Xìngyùn would love to be able to draw solar power, but the weather prevents that. Instead, power is provided by nuclear reactors imported from Moultrie. (Incidentally, these are the same reactors used in Moultrie-built starships.)
A service economy exists, but is not strong enough to assert itself against the company. Independent business-men and -women organize in social clubs (Tongs) that are sometimes (deliberately) confused with criminal Triads by the police.
Officially, Xìngyùn operates on Company scrip. Gold and silver are (again, officially) restricted to use as export currency. In reality, there’s too much silver to export, so the excess finds its way into the hands of the public.
Humans weren’t built to live on Xìngyùn. The red sunlight and long days don’t agree with bodies meant to live under white light and 24-hour days, and Xìngyùnese commonly fight light-related disorders. This commonly manifests as depression, with the usual symptoms: insomnia, anxiety, irritability, decreased appetite, weight gain or loss, social withdrawal, and decreased sex drive.
Everyone on Xìngyùn suffers from the Red Light Blues at some point in their lives.
Not surprisingly, Xìngyùn’s crime is related to the psychological issues produced by living on Xìngyùn. In Crater City, this manifests as public drunkenness, mutual assault, gambling, and prostitution. In Black Port, it’s public drunkenness and domestic assault.
Murder is not unheard of, especially if kitchen knives, picks, or shovels are close at hand.
Organized crime on Xìngyùn is fairly well developed: not only do the Triads run gambling dens and whorehouses, but they embezzle factory time from the Company, providing goods for Xìngyùn’s under-served domestic markets. The Triads would love to smuggle goods from off-world, but find it hard to compete with legitimate stacks of gold.
Local Flora and Fauna
Xìngyùn’s life is made of the same molecules as Earth’s, but the amino acids and sugars are of the opposite chirality. That is, the molecules are arranged in a mirrored fashion from Earth’s, and are therefore unusable by Earth biology (and vice versa). Were the local amino acids the same chirality, 95% of them would be the same as Earth’s.
Xìngyùn’s flora are wide and varied, but are distinguished by two features.
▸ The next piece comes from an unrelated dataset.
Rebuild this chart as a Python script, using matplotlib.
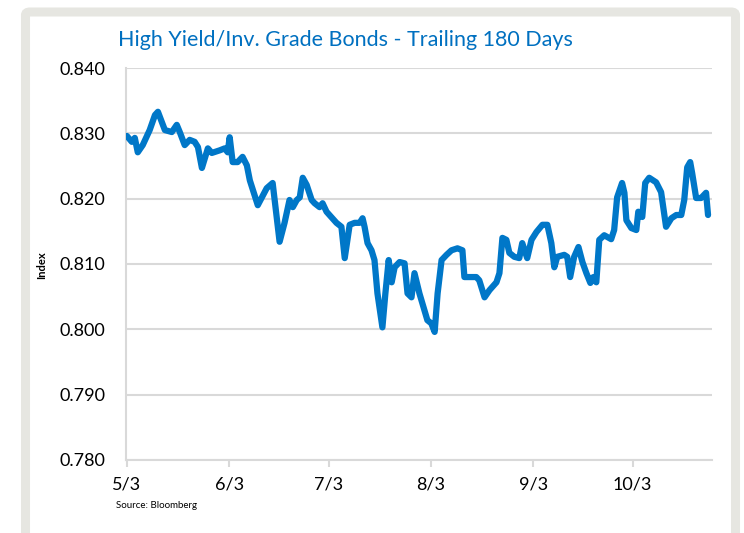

The first is Black Chlorophyll: it’s not really chlorophyll, but it serves the same purpose with a different color to capture the red-and-infrared sunlight.
The second is the ability to survive a flare. Burning a native plant down will usually not kill it; most will regrow from their roots. Those that don’t will generally grow large between flares and spread their seeds during a flare.
Xìngyùn’s fauna is similarly adapted to their environment. The larger animals are shelled, or burrowing, or both. Exoskeleton-wearing insect-like creatures are ubiquitous, and vexatious to humans. For example, the local versions of mosquitos drink human blood, even though it will eventually kill through malnutrition. Humans are still tasty to the bug.
On the bright side, Xìngyùnese are essentially immune to the local microscopic creatures. Again, they’re not smart enough to avoid humans, but starve trying to infect them.